Natural Language Processing (NLP)
Natural Language Processing (NLP) involves the use of information technology in the processing of natural human language to achieve practical ends.
NLP combines several overlapping academic disciplines (computer science, linguistics, mathematics, machine learning, data mining and artificial intelligence) with a broad range of practical language applications.
NLP encompasses both written and spoken text, but speech processing is considered a separate field.
While there is no shortage of theory in NLP (finite state automata, probability theory, information theory, grammar and linguistics, etc), the field in general has an "applied" character and is primarily concerned providing practical solutions to real problems.
NLP Applications
Practical tasks to which NLP is currently applied include:
- Information extraction (IE): extraction of structured information from unstructured machine-readable documents. For example, the extraction of a structure such as MergerBetween(company1,company2,date) from an online news sentence such as "Yesterday, Sydney based Foo Inc. announced their acquisition of Bar Corp."

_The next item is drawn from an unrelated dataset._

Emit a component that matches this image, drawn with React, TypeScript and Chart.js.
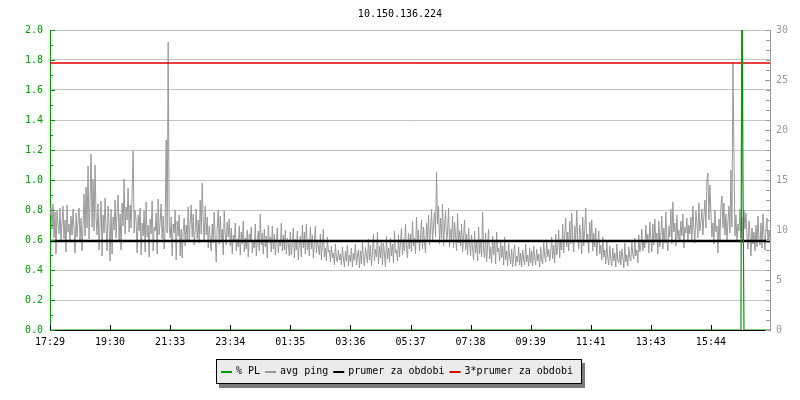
import React, { useEffect, useRef } from 'react';
import { Chart, registerables } from 'chart.js';

Chart.register(...registerables);

const TITLE = '10.150.136.224';
const X_TICK_LABELS = ['17:29', '19:30', '21:33', '23:34', '01:35', '03:36', '05:37', '07:38', '09:39', '11:41', '13:43', '15:44'];
const POINTS_PER_TICK = 60;

// avg ping in ms (right axis), one sample per ~2 minutes
const PING_MS = [
  11.5, 12.3, 10.1, 12.6, 9.2, 11.8, 7.6, 12.0, 10.5, 9.6,
  12.2, 8.9, 10.8, 12.4, 9.1, 11.0, 7.8, 12.5, 9.8, 10.6,
  8.8, 11.4, 9.5, 12.1, 10.0, 7.7, 11.7, 9.3, 10.9, 12.2,
  9.0, 11.2, 7.9, 10.4, 13.6, 9.4, 14.3, 10.2, 16.4, 9.1,
  12.8, 17.6, 10.3, 15.1, 9.9, 16.5, 11.2, 9.5, 12.6, 8.0,
  10.7, 12.9, 7.4, 11.5, 9.7, 13.2, 10.1, 7.9, 12.4, 10.6,
  6.9, 12.1, 7.6, 11.3, 10.0, 13.0, 9.2, 11.8, 13.5, 9.0,
  11.6, 8.0, 12.7, 10.4, 15.1, 9.6, 12.3, 11.0, 14.2, 9.8,
  12.5, 10.2, 13.8, 17.9, 9.7, 12.0, 10.9, 7.7, 11.5, 9.9,
  12.2, 7.5, 10.7, 9.4, 11.9, 7.8, 12.8, 9.3, 10.5, 7.3,
  11.1, 9.6, 12.9, 7.9, 10.3, 9.9, 11.7, 7.6, 13.1, 9.5,
  10.8, 12.6, 9.1, 11.4, 8.1, 10.2, 19.0, 9.7, 28.8, 10.4,
  9.2, 11.3, 7.4, 10.6, 9.7, 12.0, 7.0, 10.9, 9.4, 11.5,
  7.4, 10.1, 7.2, 9.9, 11.2, 8.4, 10.5, 9.0, 12.3, 8.8,
  10.7, 12.5, 9.3, 11.6, 8.5, 10.0, 12.1, 9.1, 11.0, 8.7,
  13.0, 9.6, 14.7, 10.8, 8.9, 12.4, 9.5, 11.3, 8.2, 10.4,
  9.1, 7.9, 10.6, 8.7, 11.8, 9.2, 6.8, 10.3, 12.0, 8.6,
  11.4, 9.0, 10.1, 7.5, 11.9, 9.6, 8.5, 10.8, 9.3, 11.1,
  8.4, 10.2, 7.6, 9.5, 8.8, 10.7, 7.9, 9.1, 8.3, 10.4,
  7.5, 9.8, 8.6, 10.9, 7.8, 9.2, 8.1, 10.0, 7.3, 9.6,
  8.9, 10.3, 7.7, 9.0, 8.2, 10.6, 7.4, 8.8, 9.9, 7.9,
  11.6, 8.5, 9.7, 7.6, 10.1, 8.3, 9.4, 7.2, 10.5, 8.7,
  9.3, 7.8, 10.4, 8.1, 9.6, 7.5, 8.9, 10.2, 7.7, 9.0,
  8.4, 10.7, 7.9, 9.5, 8.0, 10.0, 7.6, 9.2, 8.6, 7.4,
  9.8, 7.5, 8.7, 10.2, 7.2, 9.1, 8.0, 9.9, 7.0, 8.6,
  9.4, 7.3, 10.5, 8.2, 9.8, 7.6, 10.6, 8.0, 9.1, 7.4,
  10.3, 8.1, 9.5, 7.2, 8.8, 10.4, 7.7, 9.0, 8.3, 7.5,
  9.6, 7.0, 8.5, 10.1, 7.3, 8.2, 6.9, 9.3, 7.8, 8.0,
  6.8, 8.4, 7.2, 7.7, 6.5, 8.6, 7.1, 6.8, 8.0, 7.0,
  7.6, 6.5, 8.3, 7.2, 6.3, 7.9, 6.9, 8.5, 6.4, 7.5,
  6.8, 8.2, 6.3, 7.7, 7.0, 8.6, 6.5, 7.4, 8.0, 6.2,
  7.9, 6.6, 8.8, 7.1, 6.4, 8.3, 7.5, 6.7, 9.1, 7.0,
  8.5, 6.4, 7.8, 9.6, 6.9, 8.1, 7.3, 9.8, 6.6, 8.4,
  7.2, 9.0, 6.5, 8.7, 7.6, 6.3, 9.4, 7.1, 8.2, 6.8,
  9.2, 7.4, 8.6, 6.7, 9.9, 7.7, 8.0, 6.9, 9.5, 7.3,
  8.8, 10.2, 7.5, 9.1, 7.9, 10.6, 8.3, 7.2, 9.7, 8.1,
  9.6, 7.8, 10.9, 8.4, 9.2, 7.6, 11.3, 8.7, 10.0, 7.9,
  9.4, 11.0, 8.1, 10.3, 8.8, 7.7, 10.7, 9.0, 11.5, 8.5,
  9.8, 12.1, 8.9, 10.4, 11.8, 9.3, 15.8, 10.6, 12.4, 8.6,
  11.2, 9.1, 12.6, 8.4, 10.5, 11.9, 8.8, 9.7, 12.2, 8.3,
  10.1, 9.0, 11.4, 8.2, 10.8, 9.5, 7.9, 11.7, 8.7, 9.9,
  8.4, 10.6, 7.8, 9.3, 11.0, 8.0, 9.6, 7.5, 10.2, 8.6,
  7.4, 9.5, 8.1, 7.0, 9.9, 7.7, 8.8, 6.9, 10.3, 7.6,
  9.1, 7.3, 11.8, 8.0, 7.2, 9.7, 6.8, 8.5, 10.1, 7.1,
  8.3, 6.7, 9.4, 7.5, 8.9, 6.6, 9.8, 7.8, 8.2, 6.9,
  9.0, 7.2, 8.4, 6.5, 9.3, 7.0, 7.9, 6.4, 8.7, 7.3,
  6.6, 8.1, 6.3, 7.6, 8.5, 6.4, 7.4, 6.8, 8.3, 6.5,
  7.7, 6.3, 8.0, 7.1, 6.5, 8.6, 6.8, 7.5, 6.4, 8.2,
  6.7, 7.9, 6.4, 8.4, 7.2, 6.5, 8.1, 6.9, 7.6, 6.3,
  8.3, 7.0, 6.6, 8.8, 7.4, 6.8, 9.0, 7.3, 8.1, 6.9,
  7.8, 9.3, 7.1, 8.5, 6.7, 9.6, 7.5, 8.2, 10.0, 7.2,
  9.1, 8.0, 10.6, 7.7, 9.4, 11.2, 8.3, 9.8, 7.9, 10.9,
  8.6, 11.7, 9.0, 7.8, 10.4, 8.8, 12.0, 9.2, 8.1, 10.5,
  9.5, 7.6, 11.3, 8.4, 10.0, 12.2, 8.7, 9.6, 7.7, 10.8,
  8.9, 11.0, 7.9, 9.7, 8.3, 10.2, 7.4, 8.8, 9.9, 7.6,
  8.5, 7.0, 9.3, 7.3, 8.0, 6.6, 8.9, 7.2, 6.5, 8.4,
  7.1, 6.4, 8.2, 6.9, 7.7, 6.3, 8.6, 7.0, 6.7, 7.9,
  6.5, 8.1, 7.3, 6.2, 8.7, 6.8, 7.5, 6.4, 8.3, 7.2,
  6.9, 8.8, 7.6, 7.1, 9.2, 7.4, 8.0, 6.7, 9.5, 7.8,
  8.4, 10.1, 7.9, 9.0, 8.2, 10.5, 8.7, 9.6, 7.7, 10.8,
  9.2, 7.8, 10.6, 8.5, 11.1, 8.9, 9.7, 7.6, 10.9, 8.3,
  9.5, 11.4, 8.1, 10.2, 8.7, 11.8, 9.0, 7.9, 10.4, 9.3,
  12.1, 8.6, 12.8, 9.8, 10.7, 8.4, 11.5, 9.1, 10.0, 8.8,
  10.9, 9.4, 11.6, 8.2, 10.3, 9.7, 11.2, 8.9, 10.5, 9.6,
  11.3, 9.0, 12.4, 10.1, 8.7, 11.9, 10.6, 9.2, 12.7, 9.9,
  10.8, 12.1, 9.5, 11.4, 13.0, 10.2, 15.0, 15.7, 11.0, 14.5,
  11.8, 9.3, 10.7, 8.6, 12.0, 9.8, 10.4, 7.7, 11.1, 9.0,
  12.3, 13.4, 10.2, 12.7, 9.5, 11.6, 8.9, 10.8, 12.4, 9.7,
  16.0, 10.3, 26.7, 17.8, 9.4, 11.5, 8.8, 10.6, 9.9, 12.1,
  9.2, 11.3, 8.7, 12.0, 10.1, 11.7, 9.3, 8.1, 10.9, 9.6,
  7.4, 10.2, 8.6, 9.8, 7.9, 10.5, 8.3, 11.4, 9.0, 8.5,
  10.7, 8.2, 11.6, 9.4, 8.0, 10.3, 11.2, 8.7, 10.0, 9.1,
];

// packet loss in % (left axis): zero except these samples
const PL_INDEX = [690, 691, 692, 693];
const PL_VALUE = [0, 2.6, 1.0, 0];

const MEAN_MS = 8.9;
const MEAN3_MS = 26.7;

const GREEN = '#009a00';
const GRAY = '#999999';
const RED = '#e00000';
const GRID = '#c4c4c4';
const FONT = '"DejaVu Sans Mono", monospace';

const isMajorLeft = (v: number) => Math.round(v * 10) % 2 === 0;

const tickMarks = {
  id: 'tickMarks',
  afterDraw(chart: any) {
    const ctx = chart.ctx;
    const { left, right, bottom } = chart.chartArea;
    ctx.save();
    ctx.lineWidth = 1;
    const y = chart.scales.y;
    ctx.strokeStyle = GREEN;
    y.ticks.forEach((t: any) => {
      const py = Math.round(y.getPixelForValue(t.value)) + 0.5;
      ctx.beginPath();
      ctx.moveTo(left, py);
      ctx.lineTo(left + (isMajorLeft(t.value) ? 5 : 3), py);
      ctx.stroke();
    });
    const y1 = chart.scales.y1;
    ctx.strokeStyle = GRAY;
    y1.ticks.forEach((t: any) => {
      const py = Math.round(y1.getPixelForValue(t.value)) + 0.5;
      ctx.beginPath();
      ctx.moveTo(right, py);
      ctx.lineTo(right - (Math.round(t.value) % 5 === 0 ? 5 : 4), py);
      ctx.stroke();
    });
    const x = chart.scales.x;
    ctx.strokeStyle = '#000';
    x.ticks.forEach((t: any) => {
      const px = Math.round(x.getPixelForValue(t.value)) + 0.5;
      ctx.beginPath();
      ctx.moveTo(px, bottom);
      ctx.lineTo(px, bottom - 5);
      ctx.stroke();
    });
    ctx.restore();
  },
};

const boxLegend = {
  id: 'boxLegend',
  afterDraw(chart: any) {
    const ctx = chart.ctx;
    ctx.save();
    ctx.font = '10px ' + FONT;
    const items = chart.data.datasets.map((ds: any) => ({
      label: ds.label,
      color: ds.borderColor,
      w: ctx.measureText(ds.label).width,
    }));
    const SW = 11, GAP = 4, ITEM_GAP = 5, PADL = 5, PADR = 9;
    const inner = items.reduce((s: number, it: any) => s + SW + GAP + it.w, 0) + ITEM_GAP * (items.length - 1);
    const boxW = Math.round(inner + PADL + PADR);
    const boxL = Math.round((chart.width - boxW) / 2) - 1;
    const boxT = 359, boxH = 25;
    ctx.fillStyle = '#7a7a7a';
    ctx.fillRect(boxL + 3, boxT + 4, boxW, boxH);
    ctx.fillStyle = '#ebebeb';
    ctx.fillRect(boxL, boxT, boxW, boxH);
    ctx.strokeStyle = '#000';
    ctx.lineWidth = 1;
    ctx.strokeRect(boxL + 0.5, boxT + 0.5, boxW - 1, boxH - 1);
    let cx = boxL + PADL;
    const cy = boxT + 12;
    ctx.textBaseline = 'middle';
    ctx.textAlign = 'left';
    items.forEach((it: any) => {
      ctx.fillStyle = it.color;
      ctx.fillRect(cx, cy, SW, 2);
      cx += SW + GAP;
      ctx.fillStyle = '#000';
      ctx.fillText(it.label, cx, cy);
      cx += it.w + ITEM_GAP;
    });
    ctx.restore();
  },
};

export default function App() {
  const ref = useRef<HTMLCanvasElement>(null);
  useEffect(() => {
    document.body.style.margin = '0';
    const canvas = ref.current;
    if (!canvas) return;
    const labels = PING_MS.map((_, i) => (i % POINTS_PER_TICK === 0 ? X_TICK_LABELS[i / POINTS_PER_TICK] || '' : ''));
    const plData = PING_MS.map((_, i) => {
      const k = PL_INDEX.indexOf(i);
      return k >= 0 ? PL_VALUE[k] : 0;
    });
    Chart.defaults.font.family = FONT;
    const chart = new Chart(canvas, {
      type: 'line',
      data: {
        labels,
        datasets: [
          { label: '% PL', data: plData, yAxisID: 'y', borderColor: GREEN, backgroundColor: GREEN, borderWidth: 1.2, pointRadius: 0, order: 0 },
          { label: 'avg ping', data: PING_MS, yAxisID: 'y1', borderColor: GRAY, backgroundColor: GRAY, borderWidth: 1, pointRadius: 0, order: 3 },
          { label: 'prumer za obdobi', data: labels.map(() => MEAN_MS), yAxisID: 'y1', borderColor: '#000', backgroundColor: '#000', borderWidth: 2.5, pointRadius: 0, order: 1 },
          { label: '3*prumer za obdobi', data: labels.map(() => MEAN3_MS), yAxisID: 'y1', borderColor: RED, backgroundColor: RED, borderWidth: 1.5, pointRadius: 0, order: 2 },
        ],
      },
      options: {
        responsive: false,
        animation: false,
        devicePixelRatio: 1,
        layout: { padding: { left: 0, right: 0, top: 0, bottom: 50 } },
        plugins: {
          legend: { display: false },
          tooltip: { enabled: false },
          title: {
            display: true,
            text: TITLE,
            color: '#000',
            font: { family: FONT, size: 10, weight: 'normal' },
            padding: { top: 8, bottom: 10 },
          },
        },
        scales: {
          x: {
            type: 'category',
            z: 1,
            grid: { display: false, drawTicks: false },
            border: { color: '#000', width: 1 },
            afterBuildTicks: (scale: any) => {
              scale.ticks = scale.ticks.filter((t: any) => t.value % POINTS_PER_TICK === 0);
            },
            afterFit: (scale: any) => { scale.height = 20; },
            ticks: { autoSkip: false, maxRotation: 0, minRotation: 0, padding: 6, color: '#000', font: { family: FONT, size: 10 } },
          },
          y: {
            position: 'left',
            min: 0,
            max: 2,
            afterFit: (scale: any) => { scale.width = 50; },
            border: { color: GREEN, width: 1 },
            grid: {
              drawTicks: false,
              color: (c: any) => (c.tick && isMajorLeft(c.tick.value) ? GRID : 'rgba(0,0,0,0)'),
            },
            ticks: {
              autoSkip: false,
              stepSize: 0.1,
              maxTicksLimit: 100,
              padding: 7,
              color: GREEN,
              font: { family: FONT, size: 10 },
              callback: (v: any) => (isMajorLeft(Number(v)) ? Number(v).toFixed(1) : ''),
            },
          },
          y1: {
            position: 'right',
            min: 0,
            max: 30,
            afterFit: (scale: any) => { scale.width = 30; },
            border: { color: GRAY, width: 1 },
            grid: { drawOnChartArea: false, drawTicks: false },
            ticks: {
              autoSkip: false,
              stepSize: 1,
              maxTicksLimit: 100,
              padding: 6,
              color: GRAY,
              font: { family: FONT, size: 10 },
              callback: (v: any) => (Math.round(Number(v)) % 5 === 0 ? String(v) : ''),
            },
          },
        },
      },
      plugins: [tickMarks, boxLegend],
    });
    return () => chart.destroy();
  }, []);
  return (
    <div style={{ width: 800, height: 400 }}>
      <canvas ref={ref} width={800} height={400} style={{ display: 'block' }} />
    </div>
  );
}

- Information retrieval (IR): the storing, searching and retrieval of information. A broader field within computer science (closer to databases), but increasingly uses NLP techniques (for example, stemming). Web search engines are specialised IR applications.
- Query expansion: reformulation of queries to improve information retrieval performance.
- Machine translation: translation from one human language to another.
- Text summarisation: creation of short summaries of longer texts, eg abstracts.
- Topic identification: identification of the topic or topics addressed by a text.
- Text simplification: creation of text versions that are easier to read/process than the originals. For example, the reduction of complex clauses to a series of grammatically simpler independent clauses, with no loss of meaning. Can be pre-processing for further NLP tasks such as Information Extraction.
- Text classification: classification of texts by topic and other criteria.
- Author identification: identification of the author of a text.
- Natural language generation (NLG): generation of natural language texts from structured data. For example, the generation of weather reports or medical reports from structured numeric data, or the generation of spoken texts from numeric/visual data such as graphs for the visually impaired.
- Natural language understanding: the understanding (of the meaning) of spoken or written texts by computers. The opposite of NLG.
- Named entity recognition (NER): indentification of which tokens in a stream of text map to proper names, such as people or places. Unlike English, not all languages do not use capitalization to distinguish named entities.
- Optical character recognition (OCR): conversion of graphical data to machine-readable text.
- Question answering: production of human language answers to human language questions. For example, "What is the capital of Australia?".
- Speech recognition: conversion of spoken text to written text. The opposite of text-to-speech.
- Text-to-speech: conversion of written texts to spoken texts
- Text-proofing: identification (and possibly correction) of grammar and spelling errors, or stylistic improvements.
- Foreign language reading and writing aids: assistance with pronunciation and intonation, and lexicon/grammar.